O automóvel de família cumpre todos os requisitos de alguém que trabalha no aftermarket. “Só não está (e é…) melhor por falta de mais dinheiro”, reconhece Carla. Mas isso, na verdade, são “os ossos, ou as peças do ofício”.
Em busca do parafuso perfeito
Quantas combinações de amor se podem fazer à volta do número 13? “Eu faço anos a 13 de maio, o Tozé a 13 de junho e a nossa filha, Mariana (quatro anos), a 13 de julho”. Delma Paola Jacinto (29 anos) e José Lopes (36) conheceram-se na terra dela, na Bolívia, em 2014.
“Ele foi trabalhar para uma empresa francesa que estava a realizar um projeto de gasodutos. Foi logo no primeiro dia de trabalho, numa pedreira, que era fornecedora da firma dele. O meu chefe também era mecânico e amigo do Tozé e isso servia de desculpas para ele lá ir todos os dias, à procura de parafusos… numa pedreira!”, brinca Delma Paola. “Assim começámos a ficar amigos e, passados uns meses, a namorar. Ainda continuamos”, confidencia.

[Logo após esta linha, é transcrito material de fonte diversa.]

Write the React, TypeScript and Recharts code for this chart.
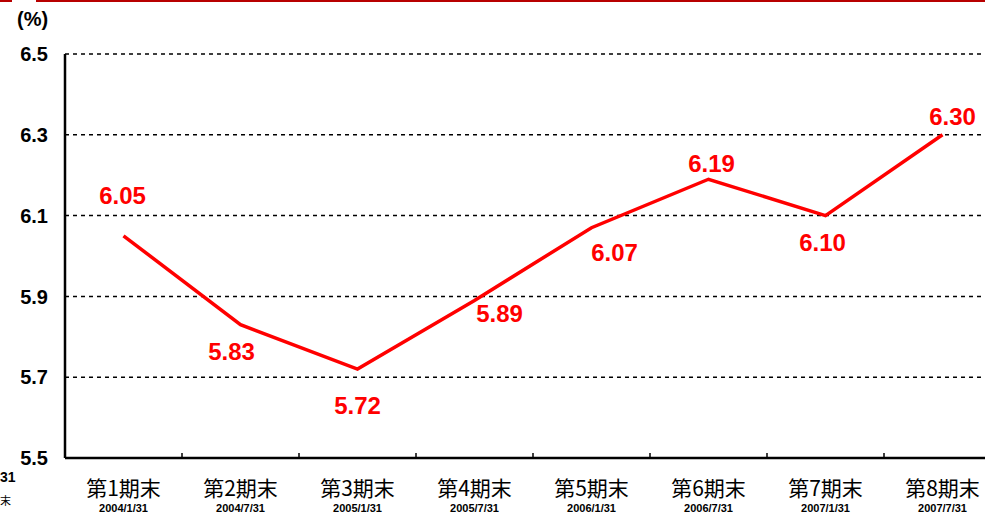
import React from 'react';
import { CartesianGrid, LabelList, Line, LineChart, XAxis, YAxis } from 'recharts';

const periods = ['第1期末', '第2期末', '第3期末', '第4期末', '第5期末', '第6期末', '第7期末', '第8期末'];
const dates = ['2004/1/31', '2004/7/31', '2005/1/31', '2005/7/31', '2006/1/31', '2006/7/31', '2007/1/31', '2007/7/31'];
const rates = [6.05, 5.83, 5.72, 5.89, 6.07, 6.19, 6.1, 6.3];
const yTicks = [5.5, 5.7, 5.9, 6.1, 6.3, 6.5];

// label offsets from each point (dx, dy)
const labelOffsets: [number, number][] = [
  [-1, -40],
  [-9, 27],
  [0, 36],
  [25, 13],
  [23, 25],
  [3, -16],
  [-3, 27],
  [10, -18],
];

const data = periods.map((p, i) => ({ period: p, date: dates[i], rate: rates[i] }));

const BAND = 117;

const PeriodTick = (props: any) => {
  const { x, y, payload, index } = props;
  return (
    <g>
      {index > 0 && <line x1={x - BAND / 2} x2={x - BAND / 2} y1={y} y2={y - 5} stroke="#000" strokeWidth={1.5} />}
      <text
        x={x}
        y={y + 38}
        textAnchor="middle"
        fontFamily="'Noto Sans CJK JP', sans-serif"
        fontSize={21}
        fill="#000"
      >
        {payload.value}
      </text>
      <text
        x={x}
        y={y + 54}
        textAnchor="middle"
        fontFamily="Arial, 'Liberation Sans', sans-serif"
        fontWeight="bold"
        fontSize={11}
        fill="#000"
      >
        {dates[index]}
      </text>
    </g>
  );
};

const RateLabel = (props: any) => {
  const { x, y, value, index } = props;
  const [dx, dy] = labelOffsets[index];
  return (
    <text
      x={x + dx}
      y={y + dy}
      textAnchor="middle"
      dominantBaseline="central"
      fontFamily="Arial, 'Liberation Sans', sans-serif"
      fontWeight="bold"
      fontSize={24}
      fill="#ff0000"
    >
      {Number(value).toFixed(2)}
    </text>
  );
};

const App: React.FC = () => (
  <div
    style={{
      position: 'fixed',
      left: 0,
      top: 0,
      width: 985,
      height: 514,
      overflow: 'hidden',
      background: '#fff',
      fontFamily: "Arial, 'Liberation Sans', sans-serif",
    }}
  >
    <div style={{ position: 'absolute', left: 0, top: 0, width: 12, height: 2, background: '#b80000' }} />
    <div style={{ position: 'absolute', left: 36, top: 0, width: 960, height: 2, background: '#b80000' }} />
    <div style={{ position: 'absolute', left: 17, top: 8, fontSize: 20, fontWeight: 'bold' }}>(%)</div>
    <div style={{ position: 'absolute', left: 0, top: 469, fontSize: 14, fontWeight: 'bold' }}>31</div>
    <div
      style={{
        position: 'absolute',
        left: 0,
        top: 492,
        fontSize: 11,
        fontFamily: "'Noto Sans CJK JP', sans-serif",
      }}
    >
      末
    </div>
    <div style={{ position: 'absolute', left: 0, top: 0 }}>
      <LineChart width={1010} height={514} data={data} margin={{ top: 54, right: 9, bottom: 0, left: 0 }}>
        <CartesianGrid vertical={false} stroke="#000" strokeDasharray="4 4" strokeWidth={1.5} />
        <XAxis
          dataKey="period"
          height={56}
          padding={{ left: BAND / 2, right: BAND / 2 }}
          axisLine={{ stroke: '#000', strokeWidth: 2.5 }}
          tickLine={false}
          tickSize={0}
          tickMargin={0}
          interval={0}
          tick={<PeriodTick />}
        />
        <YAxis
          domain={[5.5, 6.5]}
          ticks={yTicks}
          width={65}
          axisLine={{ stroke: '#000', strokeWidth: 2.5 }}
          tickLine={false}
          tickSize={0}
          tickMargin={17}
          tickFormatter={(v: number) => v.toFixed(1)}
          tick={{ fill: '#000', fontSize: 20, fontWeight: 'bold', fontFamily: "Arial, 'Liberation Sans', sans-serif" }}
        />
        <Line
          type="linear"
          dataKey="rate"
          stroke="#ff0000"
          strokeWidth={3.5}
          dot={false}
          activeDot={false}
          isAnimationActive={false}
        >
          <LabelList dataKey="rate" content={<RateLabel />} />
        </Line>
      </LineChart>
    </div>
  </div>
);

export default App;
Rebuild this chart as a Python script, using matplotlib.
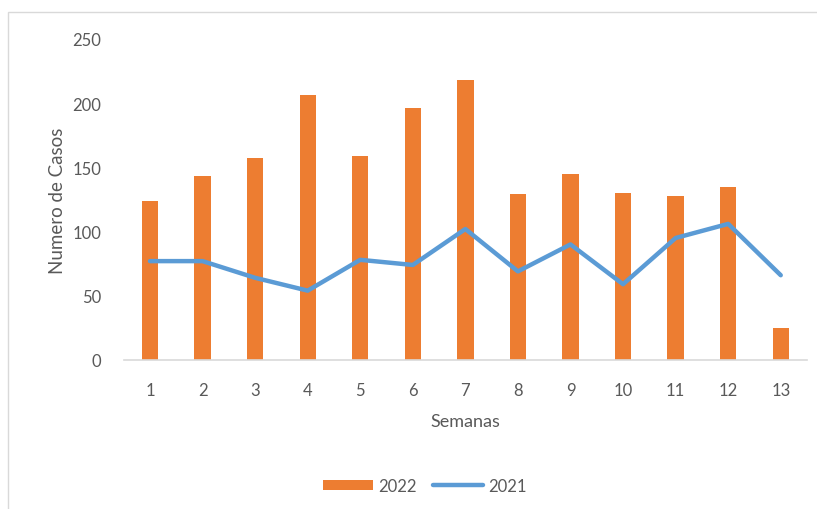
import matplotlib
matplotlib.use('Agg')
import matplotlib.pyplot as plt
import numpy as np
from matplotlib.patches import Rectangle

plt.rcParams['font.family'] = ['Lato', 'DejaVu Sans']

semanas = [str(i) for i in range(1, 14)]
casos_2022 = [124, 143, 157, 206, 159, 196, 218, 129, 145, 130, 128, 135, 25]
casos_2021 = [77, 77, 64, 54, 78, 74, 102, 69, 90, 59, 95, 106, 66]

fig = plt.figure(figsize=(8.17, 5.10), dpi=100)
# marco del grafico
fig.patches.append(Rectangle((0.010, -0.01), 1.0, 0.985, transform=fig.transFigure,
                             fill=False, edgecolor='#D9D9D9', linewidth=1))

ax = fig.add_axes([0.1514, 0.2922, 0.8364, 0.6294])
x = np.arange(len(semanas))
barras = ax.bar(x, casos_2022, width=0.31, color='#ED7D31', label='2022', zorder=2)
linea, = ax.plot(x, casos_2021, color='#5B9BD5', linewidth=3.2, label='2021', zorder=3,
                 solid_capstyle='round')

ax.set_xlim(-0.5, len(semanas) - 0.5)
ax.set_ylim(0, 250)
ax.set_yticks(range(0, 251, 50))
ax.set_xticks(x)
ax.set_xticklabels(semanas)
ax.tick_params(axis='both', length=0, labelsize=12, colors='#595959')
ax.tick_params(axis='x', pad=16)
ax.tick_params(axis='y', pad=16)
for s in ['top', 'right', 'left']:
    ax.spines[s].set_visible(False)
ax.spines['bottom'].set_color('#D9D9D9')
ax.spines['bottom'].set_linewidth(1.2)

ax.set_xlabel('Semanas', fontsize=13, color='#595959', labelpad=11)
ax.set_ylabel('Numero de Casos', fontsize=13.5, color='#595959', labelpad=5)

leg = fig.legend([barras, linea], ['2022', '2021'], loc='center',
                 bbox_to_anchor=(0.52, 0.045), ncol=2, frameon=False,
                 fontsize=12, handlelength=3.0, handleheight=0.6,
                 columnspacing=1.0, handletextpad=0.3)
for t in leg.get_texts():
    t.set_color('#595959')

fig.savefig('out.png', dpi=100, facecolor='white')
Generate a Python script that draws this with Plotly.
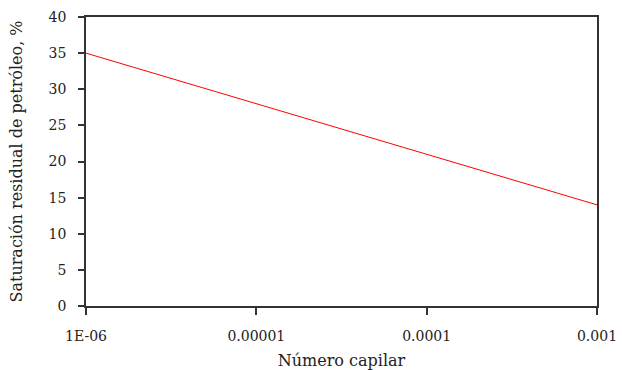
import plotly.graph_objects as go

capillary_number = [1e-6, 1e-5, 1e-4, 1e-3]
residual_oil_sat = [35, 28, 21, 14]
x_tick_vals = [1e-6, 1e-5, 1e-4, 1e-3]
x_tick_text = ["1E-06", "0.00001", "0.0001", "0.001"]

font_family = "DejaVu Serif, Liberation Serif, serif"

fig = go.Figure()
fig.add_trace(go.Scatter(
    x=capillary_number, y=residual_oil_sat, mode="lines",
    line=dict(color="#ff0000", width=1), showlegend=False,
))

fig.update_layout(
    width=622, height=370,
    margin=dict(l=86, r=25, t=17, b=64, autoexpand=False),
    paper_bgcolor="white", plot_bgcolor="white",
    font=dict(family=font_family, size=14, color="#222222"),
)
fig.update_xaxes(
    type="log", range=[-6, -3],
    tickvals=x_tick_vals, ticktext=x_tick_text,
    showgrid=False, zeroline=False, automargin=False,
    showline=True, linecolor="#333333", linewidth=1.5, mirror=True,
    ticks="outside", ticklen=7, tickcolor="#333333", tickwidth=1.5,
    ticklabelstandoff=9,
    title=dict(text="Número capilar", standoff=15, font=dict(size=16)),
    tickfont=dict(size=14),
)
fig.update_yaxes(
    range=[0, 40], dtick=5,
    showgrid=False, zeroline=False, automargin=False,
    showline=True, linecolor="#333333", linewidth=1.5, mirror=True,
    ticks="outside", ticklen=6, tickcolor="#333333", tickwidth=1.5,
    ticklabelstandoff=9,
    title=dict(text="Saturación residual de petróleo, %", standoff=22, font=dict(size=16)),
    tickfont=dict(size=14),
)

fig.write_html(
    "out.html",
    config={"displayModeBar": False},
    post_script="document.body.style.margin='0';document.body.style.overflow='hidden';",
)
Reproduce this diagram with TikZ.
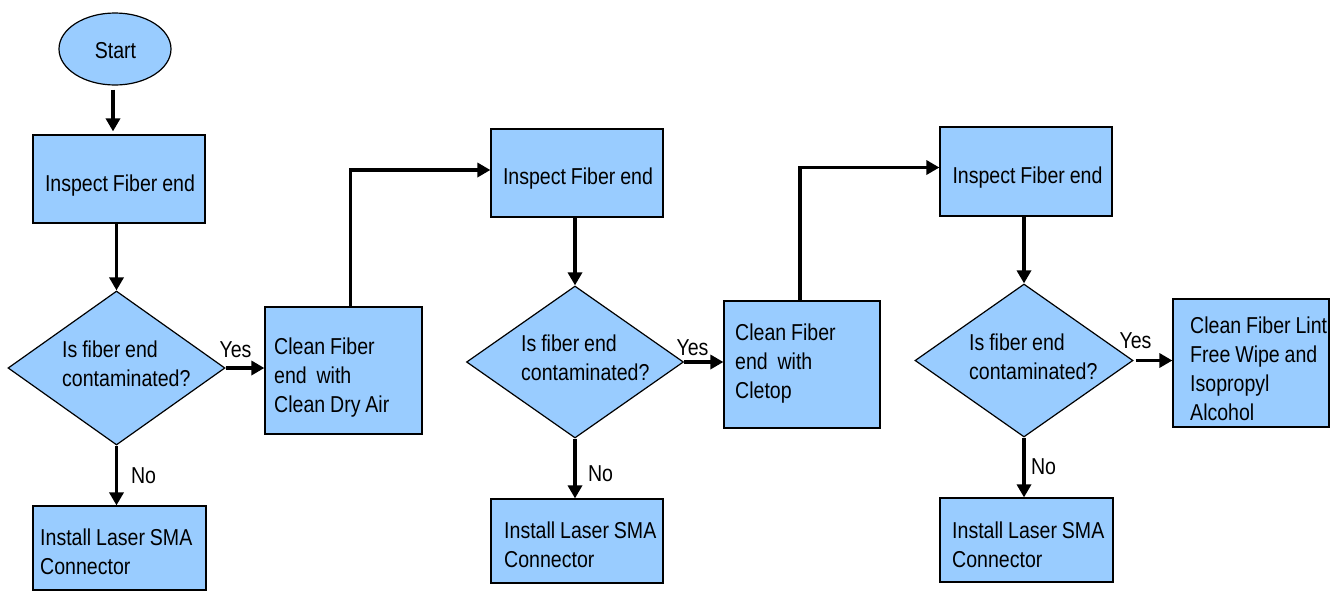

Na altura, José era já chefe de mecânica da empresa. Delma Paola tem o curso de gestão e, hoje, colabora, nessa área, na oficina J. Lopes (embora seja mais conhecida como Tozé Car), em Pombal, juntamente com ele.
“O que mais gosto é a paixão dele pela profissão, o gosto que tem em resolver os problemas de cada viatura, sejam modelos recentes ou antigos. É muito dedicado ao trabalho”, conta. Menos positivo? “Muitas vezes, o compromisso com os clientes faz com que passe muito tempo na oficina”, lamenta Delma Paola.
Paixão de várias cores
São ambos “caixeiros”, mas em empresas e ramos diferentes dentro do pós-venda automóvel. Enquanto Sónia Ley (45 anos) lida com tintas e na Sodicor, Luís Miguel Morais (50) trabalha nas peças da Auto Júlio.
Foi uma espécie de encontro entre cores e peças de automóveis que deu em casamento, em 2006, e que gerou um filho, que, atualmente, conta já com 23 anos de idade.
“Não é difícil gerir horários, porque, no nosso caso, são os mesmos, tanto na entrada como na saída. E folgamos os dois ao fim de semana”, esclarece Sónia Ley.
Em nome da honestidade, admite: “Nenhum de nós consegue desligar do trabalho. Mas falamos sobre o que nos chateia ou deixa felizes e, depois, decidimos não falar mais sobre o assunto e viver a nossa vida”.